Anna Croissant-Rust

Anna Croissant-Rust (1860-1943) wird als jüngstes von sechs Kindern eines Salineninspektors im bayerisch-pfälzischen Bad Dürkheim geboren. Infolge der beruflichen Versetzung ihres Vaters übersiedelt sie 1868 nach Amberg. Nach dessen Tod 1884 zieht sie nach München und arbeitet als Sprach- und Musiklehrerin, daneben knüpft sie Kontakte zur Schwabinger Bohème.

Als erste und einzige Frau wird sie Mitglied der von Michael Georg Conrad (1846-1927) 1890 gegründeten "Gesellschaft für modernes Leben", wodurch sie Zugang zu und Publikationsmöglichkeiten in Zeitschriften wie "Die Gesellschaft", "Die Insel", "Moderne Blätter" und "Moderner Musenalmanach" erhält, darüber hinaus zum Verlag Georg Müller (gegr. 1903).

Ihr literarisches Debüt beginnt Croissant-Rust 1890 mit der Münchner Arbeiter-Novelle Feierabend und dem Novellen- und Skizzenbuch Lebensstücke. Es folgen Gedichte in Prosa, Der Kakadu und Prinzessin auf der Erbse. Zwei Novellen (1896) sowie die beiden Theaterstücke Der standhafte Zinnsoldat und Der Bua (1897).

Seit 1888 verheiratet, zieht Croissant-Rust wegen der beruflichen Karriere ihres Mannes nach Ludwigshafen (1895). Erst 1904 kehrt sie nach München zurück, wo sie schnell einen Künstlerkreis um sich bildet, darunter Otto Julius Bierbaum (1865-1910), Hans Brandenburg (1885-1968) und Waldemar Bonsels (1880-1952). Währenddessen publiziert sie eine Reihe Werke: den Volks-Roman Die Nann (1906), die in Amberg spielende Kleinstadtgeschichte Winkelquartett (1908), Felsenbrunner Hof. Eine Gutsgeschichte (1910) sowie den Novellenband Arche Noah (1911). Neben München und Amberg werden die Rheinpfalz und Tiroler Gebirgsdörfer zu anschaulichen Heimatlandschaften ihrer bunten Charakterbildnisse.

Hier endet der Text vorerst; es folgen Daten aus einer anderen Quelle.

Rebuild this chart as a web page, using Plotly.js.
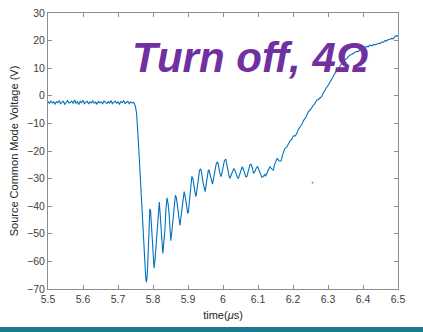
<!DOCTYPE html>
<html><head><meta charset="utf-8">
<script src="https://cdn.plot.ly/plotly-3.0.1.min.js"></script>
<style>html,body{margin:0;padding:0;background:#fff;}#plot{width:423px;height:332px;}</style>
</head><body><div id="plot"></div>
<script>
// time (µs)
const timeUs = [
5.500,5.504,5.508,5.512,5.516,5.520,5.524,5.528,5.532,5.536,5.540,5.544,5.548,5.552,5.556,5.560,5.564,5.568,5.572,5.576,
5.580,5.584,5.588,5.592,5.596,5.600,5.604,5.608,5.612,5.616,5.620,5.624,5.628,5.632,5.636,5.640,5.644,5.648,5.652,5.656,
5.660,5.664,5.668,5.672,5.676,5.680,5.684,5.688,5.692,5.696,5.700,5.704,5.708,5.712,5.716,5.720,5.724,5.728,5.732,5.736,
5.740,5.744,
5.747,5.750,5.753,5.756,5.758,5.761,5.763,5.766,5.768,5.770,5.772,5.775,5.777,5.779,5.781,5.783,5.785,5.787,5.789,5.791,
5.793,5.796,5.799,5.801,5.803,5.806,5.810,5.813,5.816,5.818,5.820,5.822,5.825,5.828,5.831,5.834,5.837,5.840,5.843,5.846,
5.849,5.851,5.854,5.858,5.861,5.864,5.867,5.871,5.874,5.877,5.880,5.884,5.887,5.889,5.892,5.896,5.899,5.901,5.904,5.907,
5.909,5.911,5.914,5.917,5.920,5.923,5.926,5.930,5.933,5.936,5.939,5.943,5.946,5.949,5.952,5.955,5.958,5.960,5.963,5.967,
5.970,5.973,5.977,5.980,5.984,5.987,5.990,5.994,5.997,6.001,6.004,6.008,6.011,6.015,6.018,6.020,6.024,6.028,6.031,6.034,
6.038,6.041,6.044,6.048,6.052,6.055,6.058,6.062,6.065,6.068,6.071,6.074,6.077,6.080,6.084,6.087,6.091,6.095,6.099,6.103,
6.107,6.111,6.115,6.119,6.122,6.125,6.129,6.134,6.139,6.144,6.147,6.151,6.155,6.160,6.166,6.170,6.174,6.177,6.182,6.186,
6.191,6.196,6.201,6.206,6.211,6.216,6.220,6.225,6.230,6.234,6.238,6.243,6.248,6.253,6.257,6.262,6.268,6.272,6.277,6.282,
6.287,6.292,6.296,6.301,6.306,6.311,6.316,6.320,6.325,6.330,6.335,6.339,6.344,6.349,6.353,6.358,6.363,6.368,6.373,6.378,
6.382,6.387,6.391,6.396,6.401,6.406,6.410,6.415,6.420,6.425,6.430,6.435,6.439,6.444,6.449,6.453,6.458,6.463,6.468,6.472,
6.477,6.482,6.487,6.491,6.496,6.500
];
// source common mode voltage (V)
const voltageV = [
-2.0,-2.8,-1.9,-2.6,-2.2,-3.0,-2.1,-2.5,-1.8,-2.9,-2.3,-2.0,-3.1,-2.2,-1.7,-2.6,-2.4,-1.9,-2.8,-1.5,
-2.7,-2.1,-3.2,-2.0,-2.5,-1.6,-2.9,-2.3,-2.0,-3.0,-2.2,-2.6,-1.8,-2.7,-2.3,-3.1,-2.0,-2.5,-2.2,-2.9,
-1.9,-2.4,-2.8,-2.1,-2.6,-1.7,-2.9,-2.3,-2.0,-2.7,-2.2,-3.0,-2.1,-2.5,-1.8,-2.8,-2.3,-2.0,-2.9,-2.2,
-2.6,-2.4,
-2.9,-4.0,-6.3,-11,-16,-23,-28,-35,-40.2,-46,-52.2,-59,-63.1,-65.5,-67.5,-66,-61,-55.9,-47,-41,
-41.5,-48.6,-56,-61,-62.5,-59,-52.2,-44,-39,-38.5,-42,-46.2,-53,-57.1,-53,-48.6,-41,-37,-39,-42.6,
-49,-52.5,-49,-43.5,-38.5,-36,-37,-40.2,-44,-47,-44,-39,-35.5,-34.7,-36.5,-40.2,-42.5,-42.3,-38,-34.1,
-31,-29.2,-30,-32.9,-35,-36.5,-33,-29,-27,-26.5,-28,-31.5,-34,-34.7,-32,-29,-27,-26.9,-28.5,-31,
-32,-30,-27,-25,-23.9,-25,-27.5,-29.3,-28,-25,-23.5,-22.9,-24.5,-27.5,-29.5,-29.9,-28.5,-27,-26.3,-27,
-28.5,-29.5,-29.9,-28,-26.5,-25.7,-26.5,-28.5,-29.3,-29.3,-27.5,-26.3,-25,-24.8,-26,-28.1,-27.5,-26.2,-25.7,-27,
-28.3,-29.5,-29.3,-28.5,-29,-28.1,-27,-25.7,-26.5,-26.9,-25,-23.5,-22.6,-23.6,-23.6,-21.5,-20,-19,-18.6,-17.5,
-16.5,-15.8,-14.5,-14.6,-13.6,-12,-11.4,-10.4,-9,-8.3,-7.5,-6,-5.3,-4.5,-3.5,-2.9,-1.5,-1.4,-0.8,-0.3,
1.2,2.5,3.0,3.9,5.2,6.6,7.3,8.2,9.0,9.6,11.0,11.8,12.3,13.2,13.4,14.2,14.8,15.0,15.3,15.8,
16.1,16.0,16.8,17.2,17.0,17.5,17.9,17.7,18.4,18.1,18.6,18.4,18.8,19.0,18.9,19.5,19.4,20.0,19.9,20.4,
20.5,20.8,20.7,21.5,21.8,21.6
];
// isolated stray sample visible in the figure
const strayT = [6.256];
const strayV = [-31.5];

const xTicks = [5.5,5.6,5.7,5.8,5.9,6,6.1,6.2,6.3,6.4,6.5];
const xTickText = ['5.5','5.6','5.7','5.8','5.9','6','6.1','6.2','6.3','6.4','6.5'];
const yTicks = [30,20,10,0,-10,-20,-30,-40,-50,-60,-70];

const axisCommon = {
  showgrid:false, zeroline:false, showline:true, mirror:'ticks',
  linecolor:'#8c8c8c', linewidth:1, ticks:'inside', ticklen:4, tickcolor:'#8c8c8c',
  tickfont:{family:'Liberation Sans, Arial, sans-serif', size:10.5, color:'#404040'}
};

const traces = [
  {x:timeUs, y:voltageV, type:'scatter', mode:'lines',
   line:{color:'#0072BD', width:1.1}, hoverinfo:'skip'},
  {x:strayT, y:strayV, type:'scatter', mode:'markers',
   marker:{color:'#999999', size:2}, hoverinfo:'skip'}
];

const layout = {
  width:423, height:332, showlegend:false,
  paper_bgcolor:'#ffffff', plot_bgcolor:'#ffffff',
  margin:{l:48, r:25, t:13, b:43, pad:0},
  xaxis:Object.assign({}, axisCommon, {
    range:[5.5,6.5], tickvals:xTicks, ticktext:xTickText,
    title:{text:'time(<i>μ</i>s)', standoff:7,
      font:{family:'Liberation Sans, Arial, sans-serif', size:11, color:'#262626'}}
  }),
  yaxis:Object.assign({}, axisCommon, {
    range:[-70,30], tickvals:yTicks,
    title:{text:'Source Common Mode Voltage (V)', standoff:6,
      font:{family:'Liberation Sans, Arial, sans-serif', size:11, color:'#262626'}}
  }),
  annotations:[{
    xref:'paper', yref:'paper', x:0.578, y:0.84, xanchor:'center', yanchor:'middle',
    showarrow:false, text:'<b><i>Turn off, 4Ω</i></b>',
    font:{family:'Liberation Sans, Arial, sans-serif', size:42, color:'#7030A0'}
  }],
  shapes:[{
    type:'rect', xref:'paper', yref:'paper', x0:-0.14, x1:1.08, y0:-0.1377, y1:-0.16,
    fillcolor:'#1a7b8f', line:{width:0}, layer:'above'
  }]
};

Plotly.newPlot('plot', traces, layout, {displayModeBar:false, staticPlot:true});
</script>
</body></html>
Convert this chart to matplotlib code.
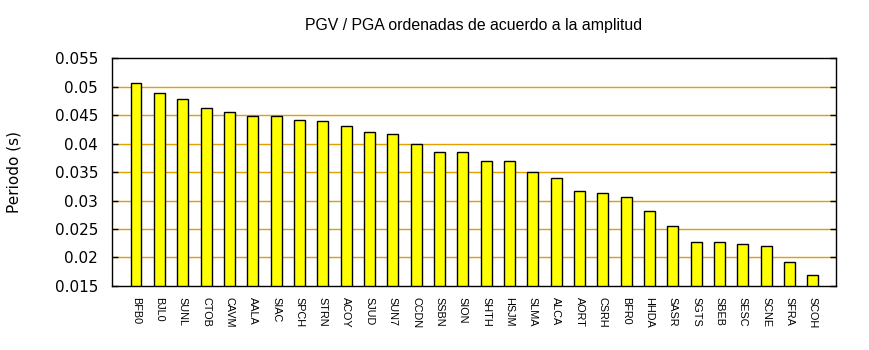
import matplotlib
matplotlib.use("Agg")
import matplotlib.pyplot as plt
import numpy as np

# Estaciones ordenadas por amplitud
stations = ["BFB0", "BJL0", "SUNL", "CTOB", "CAVM", "AALA", "SIAC", "SPCH",
            "STRN", "ACOY", "SJUD", "SUN7", "CCDN", "SSBN", "SION", "SHTH",
            "HSJM", "SLMA", "ALCA", "AORT", "CSRH", "BFR0", "HHDA", "SASR",
            "SGTS", "SBEB", "SESC", "SCNE", "SFRA", "SCOH"]
periods = [0.0506, 0.0488, 0.0479, 0.0462, 0.0455, 0.0449, 0.0448, 0.0442,
           0.0439, 0.0430, 0.0420, 0.0416, 0.0400, 0.0386, 0.0385, 0.0369,
           0.0369, 0.0350, 0.0339, 0.0316, 0.0313, 0.0306, 0.0281, 0.0255,
           0.0228, 0.0227, 0.0223, 0.0221, 0.0192, 0.0169]
yticks = [0.015, 0.02, 0.025, 0.03, 0.035, 0.04, 0.045, 0.05, 0.055]
ytick_labels = ["0.015", "0.02", "0.025", "0.03", "0.035", "0.04", "0.045", "0.05", "0.055"]

fig = plt.figure(figsize=(8.7, 3.5), dpi=100)
ax = fig.add_axes([0.1287, 0.183, 0.832, 0.651])

x = np.arange(len(stations))

# grid lines (only the inner ones, like gnuplot)
for y in yticks[1:-1]:
    ax.axhline(y, color="#e0a000", lw=1.0, zorder=1)

ax.bar(x, periods, width=0.47, color="#ffff00", edgecolor="black",
       linewidth=1.0, zorder=2)

ax.set_xlim(-1.03, 29.98)
ax.set_ylim(0.015, 0.055)
ax.set_yticks(yticks)
ax.set_yticklabels(ytick_labels, fontsize=11, family="DejaVu Sans")
ax.tick_params(axis="y", direction="in", length=4, width=1, right=True, pad=10)
ax.set_xticks(x)
ax.set_xticklabels(stations, rotation=-90, fontsize=7.8, family="Liberation Sans")
ax.tick_params(axis="x", length=0, pad=8)
for s in ax.spines.values():
    s.set_linewidth(1.0)

ax.set_ylabel("Periodo (s)", fontsize=11, family="DejaVu Sans", labelpad=24)
ax.set_title("PGV / PGA ordenadas de acuerdo a la amplitud", fontsize=11.4,
             family="Liberation Sans", pad=20)

fig.savefig("out.png", dpi=100)
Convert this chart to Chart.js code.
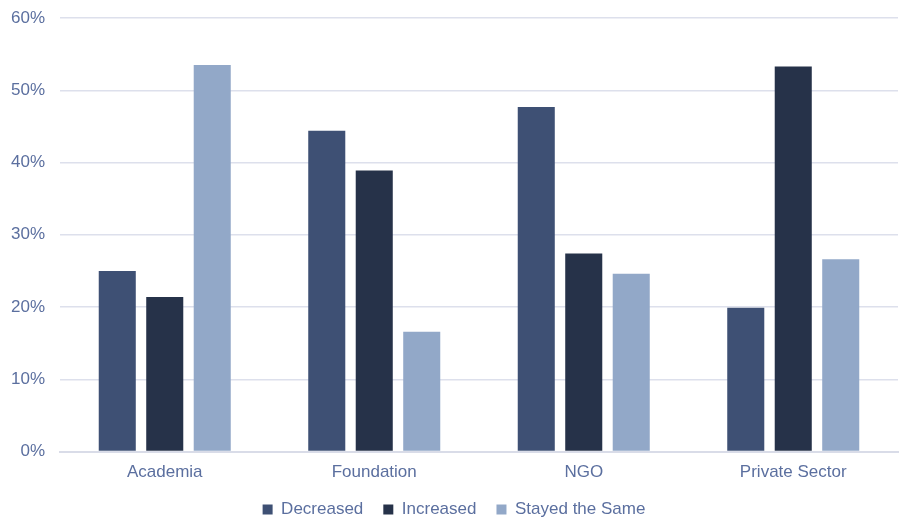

Erscheint ihr Frühwerk noch sehr von den Naturalisten geprägt, zeichnet sich ihr Spätwerk durch eine besondere Stilentwicklung aus, die vom Jugendstil der Jahrhundertwende bis zu vorexpressionistischen Ansätzen reicht. Ihr 1914 erschienener illustrierter Totentanz von 17 Bildern Der Tod markiert diesen Übergang: Sozial Deklassierte, märchenhafte Fantasiegestalten sowie die verschiedenen Variationen des Todes sind allesamt mit expressionistischem Furor dargestellt, die Sprache wirkt metaphorisch aufgeladen und vermenschlicht.

Nach dem am Rhein spielenden Kleinstadtroman Unkebunk (1917) wird es still um die Dichterin. Im Alter von 82 Jahren stirbt sie in München-Pasing.